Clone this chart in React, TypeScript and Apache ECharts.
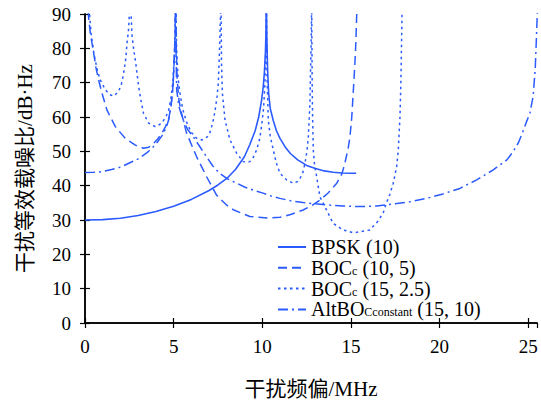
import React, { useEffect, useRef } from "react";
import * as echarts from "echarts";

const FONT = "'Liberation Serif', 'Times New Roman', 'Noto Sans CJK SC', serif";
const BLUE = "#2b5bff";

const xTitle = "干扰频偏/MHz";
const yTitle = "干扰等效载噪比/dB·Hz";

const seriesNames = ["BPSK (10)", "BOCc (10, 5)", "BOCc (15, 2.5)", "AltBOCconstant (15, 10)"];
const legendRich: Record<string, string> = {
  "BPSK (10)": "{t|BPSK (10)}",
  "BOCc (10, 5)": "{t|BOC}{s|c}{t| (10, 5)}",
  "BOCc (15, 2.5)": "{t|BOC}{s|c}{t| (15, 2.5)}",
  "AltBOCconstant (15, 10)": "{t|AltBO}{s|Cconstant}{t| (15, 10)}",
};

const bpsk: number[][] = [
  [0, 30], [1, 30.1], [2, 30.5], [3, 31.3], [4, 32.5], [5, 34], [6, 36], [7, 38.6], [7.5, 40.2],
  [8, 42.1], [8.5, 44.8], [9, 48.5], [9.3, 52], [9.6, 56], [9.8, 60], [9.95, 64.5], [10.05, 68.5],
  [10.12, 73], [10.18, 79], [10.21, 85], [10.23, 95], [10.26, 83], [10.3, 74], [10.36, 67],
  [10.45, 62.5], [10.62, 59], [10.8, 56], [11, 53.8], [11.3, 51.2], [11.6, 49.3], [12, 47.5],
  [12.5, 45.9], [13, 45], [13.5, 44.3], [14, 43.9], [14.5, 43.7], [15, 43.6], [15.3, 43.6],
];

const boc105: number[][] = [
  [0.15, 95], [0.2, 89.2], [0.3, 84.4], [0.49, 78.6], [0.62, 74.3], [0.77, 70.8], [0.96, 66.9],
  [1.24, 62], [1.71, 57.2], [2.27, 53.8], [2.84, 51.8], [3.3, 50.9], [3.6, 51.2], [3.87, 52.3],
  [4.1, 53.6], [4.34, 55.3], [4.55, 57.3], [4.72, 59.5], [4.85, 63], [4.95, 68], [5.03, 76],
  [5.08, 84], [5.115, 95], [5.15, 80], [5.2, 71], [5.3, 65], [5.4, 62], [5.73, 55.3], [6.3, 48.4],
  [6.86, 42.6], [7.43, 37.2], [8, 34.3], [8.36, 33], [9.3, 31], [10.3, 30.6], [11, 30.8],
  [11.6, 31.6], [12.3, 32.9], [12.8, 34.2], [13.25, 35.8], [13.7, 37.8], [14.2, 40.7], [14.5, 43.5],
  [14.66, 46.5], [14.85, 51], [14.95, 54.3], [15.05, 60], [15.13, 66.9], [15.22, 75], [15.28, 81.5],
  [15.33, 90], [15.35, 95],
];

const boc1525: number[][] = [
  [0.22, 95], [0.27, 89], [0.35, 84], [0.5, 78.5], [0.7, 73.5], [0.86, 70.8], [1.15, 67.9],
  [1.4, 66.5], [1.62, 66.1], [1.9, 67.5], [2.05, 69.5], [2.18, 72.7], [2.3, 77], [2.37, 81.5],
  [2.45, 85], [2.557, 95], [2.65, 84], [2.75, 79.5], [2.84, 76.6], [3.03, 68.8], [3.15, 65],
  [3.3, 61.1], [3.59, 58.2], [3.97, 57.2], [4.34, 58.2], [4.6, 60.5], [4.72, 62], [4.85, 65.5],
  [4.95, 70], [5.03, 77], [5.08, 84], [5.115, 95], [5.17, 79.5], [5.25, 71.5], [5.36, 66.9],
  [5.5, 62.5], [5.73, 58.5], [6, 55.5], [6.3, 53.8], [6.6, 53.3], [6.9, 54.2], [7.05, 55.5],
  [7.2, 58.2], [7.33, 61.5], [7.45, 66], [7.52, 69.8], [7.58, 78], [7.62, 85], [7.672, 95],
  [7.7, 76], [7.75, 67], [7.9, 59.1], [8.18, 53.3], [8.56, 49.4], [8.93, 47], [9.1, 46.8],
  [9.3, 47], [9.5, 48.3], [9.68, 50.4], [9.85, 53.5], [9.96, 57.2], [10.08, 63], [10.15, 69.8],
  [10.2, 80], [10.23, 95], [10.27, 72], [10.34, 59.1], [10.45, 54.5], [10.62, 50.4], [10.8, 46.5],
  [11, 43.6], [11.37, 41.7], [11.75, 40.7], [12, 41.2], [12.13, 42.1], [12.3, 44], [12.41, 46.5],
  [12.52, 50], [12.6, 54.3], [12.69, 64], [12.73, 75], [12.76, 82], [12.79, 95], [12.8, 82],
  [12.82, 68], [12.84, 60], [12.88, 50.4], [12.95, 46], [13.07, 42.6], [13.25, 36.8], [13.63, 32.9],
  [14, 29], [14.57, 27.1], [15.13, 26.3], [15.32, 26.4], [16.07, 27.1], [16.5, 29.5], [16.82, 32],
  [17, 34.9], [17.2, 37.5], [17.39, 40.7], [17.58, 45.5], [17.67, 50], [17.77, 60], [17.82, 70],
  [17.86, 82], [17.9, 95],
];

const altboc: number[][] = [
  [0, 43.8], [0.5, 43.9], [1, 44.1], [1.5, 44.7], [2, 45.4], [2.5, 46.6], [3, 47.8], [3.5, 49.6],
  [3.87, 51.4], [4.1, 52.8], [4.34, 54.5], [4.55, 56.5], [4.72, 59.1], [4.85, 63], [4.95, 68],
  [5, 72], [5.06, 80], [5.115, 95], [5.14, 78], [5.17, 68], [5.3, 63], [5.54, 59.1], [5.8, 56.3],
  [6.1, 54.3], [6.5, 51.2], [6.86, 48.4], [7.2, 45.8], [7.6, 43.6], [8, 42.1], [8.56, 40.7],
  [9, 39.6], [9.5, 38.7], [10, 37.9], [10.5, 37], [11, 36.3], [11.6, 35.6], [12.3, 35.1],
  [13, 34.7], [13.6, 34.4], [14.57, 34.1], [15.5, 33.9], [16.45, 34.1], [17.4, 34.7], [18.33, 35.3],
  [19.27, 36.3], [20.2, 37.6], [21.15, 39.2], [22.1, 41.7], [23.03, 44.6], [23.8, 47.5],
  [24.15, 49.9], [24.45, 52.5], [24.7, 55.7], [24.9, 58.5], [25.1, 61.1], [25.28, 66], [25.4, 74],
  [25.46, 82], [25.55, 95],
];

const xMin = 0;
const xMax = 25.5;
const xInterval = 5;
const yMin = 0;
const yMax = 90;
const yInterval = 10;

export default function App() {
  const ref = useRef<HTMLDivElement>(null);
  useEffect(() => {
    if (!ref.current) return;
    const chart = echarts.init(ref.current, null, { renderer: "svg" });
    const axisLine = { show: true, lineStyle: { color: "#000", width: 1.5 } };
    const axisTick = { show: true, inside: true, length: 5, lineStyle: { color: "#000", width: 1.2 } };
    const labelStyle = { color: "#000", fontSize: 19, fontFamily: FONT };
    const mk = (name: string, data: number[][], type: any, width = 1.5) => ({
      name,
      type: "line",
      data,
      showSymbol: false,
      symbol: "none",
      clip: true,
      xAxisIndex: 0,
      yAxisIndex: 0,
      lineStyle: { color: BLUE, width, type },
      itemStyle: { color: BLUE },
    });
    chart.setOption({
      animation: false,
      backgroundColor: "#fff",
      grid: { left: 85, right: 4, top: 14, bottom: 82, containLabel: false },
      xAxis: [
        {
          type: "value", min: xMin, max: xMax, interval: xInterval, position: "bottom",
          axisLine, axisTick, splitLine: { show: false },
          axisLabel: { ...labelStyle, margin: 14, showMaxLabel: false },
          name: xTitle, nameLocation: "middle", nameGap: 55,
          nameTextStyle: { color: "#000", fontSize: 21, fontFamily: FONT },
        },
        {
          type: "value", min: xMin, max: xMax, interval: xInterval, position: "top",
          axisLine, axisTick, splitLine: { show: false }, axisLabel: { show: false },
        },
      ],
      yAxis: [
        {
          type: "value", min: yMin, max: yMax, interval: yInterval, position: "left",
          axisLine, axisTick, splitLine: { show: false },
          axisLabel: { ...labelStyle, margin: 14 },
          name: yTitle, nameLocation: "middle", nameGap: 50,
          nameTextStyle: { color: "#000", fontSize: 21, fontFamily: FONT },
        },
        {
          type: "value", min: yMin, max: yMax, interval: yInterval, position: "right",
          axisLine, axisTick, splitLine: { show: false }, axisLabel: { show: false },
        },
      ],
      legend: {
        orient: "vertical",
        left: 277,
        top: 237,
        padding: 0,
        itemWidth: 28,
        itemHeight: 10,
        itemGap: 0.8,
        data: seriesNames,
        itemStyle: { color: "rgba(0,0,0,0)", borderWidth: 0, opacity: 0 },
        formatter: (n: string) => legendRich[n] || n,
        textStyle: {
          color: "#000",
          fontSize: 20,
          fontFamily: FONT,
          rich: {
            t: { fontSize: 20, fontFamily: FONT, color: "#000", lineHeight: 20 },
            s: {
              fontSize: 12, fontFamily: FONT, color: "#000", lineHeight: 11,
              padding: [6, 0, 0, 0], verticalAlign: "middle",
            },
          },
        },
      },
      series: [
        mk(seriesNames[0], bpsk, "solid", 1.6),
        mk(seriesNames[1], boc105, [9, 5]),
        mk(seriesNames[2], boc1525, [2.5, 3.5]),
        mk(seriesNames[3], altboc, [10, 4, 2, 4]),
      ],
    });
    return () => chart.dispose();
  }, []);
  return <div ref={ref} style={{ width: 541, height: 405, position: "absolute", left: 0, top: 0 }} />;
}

- - - - - - -

Find "React". Copy every line it occurs in.

WRITTEN ANSWER>
Clone this chart in React, TypeScript and Apache ECharts.
import React, { useEffect, useRef } from "react";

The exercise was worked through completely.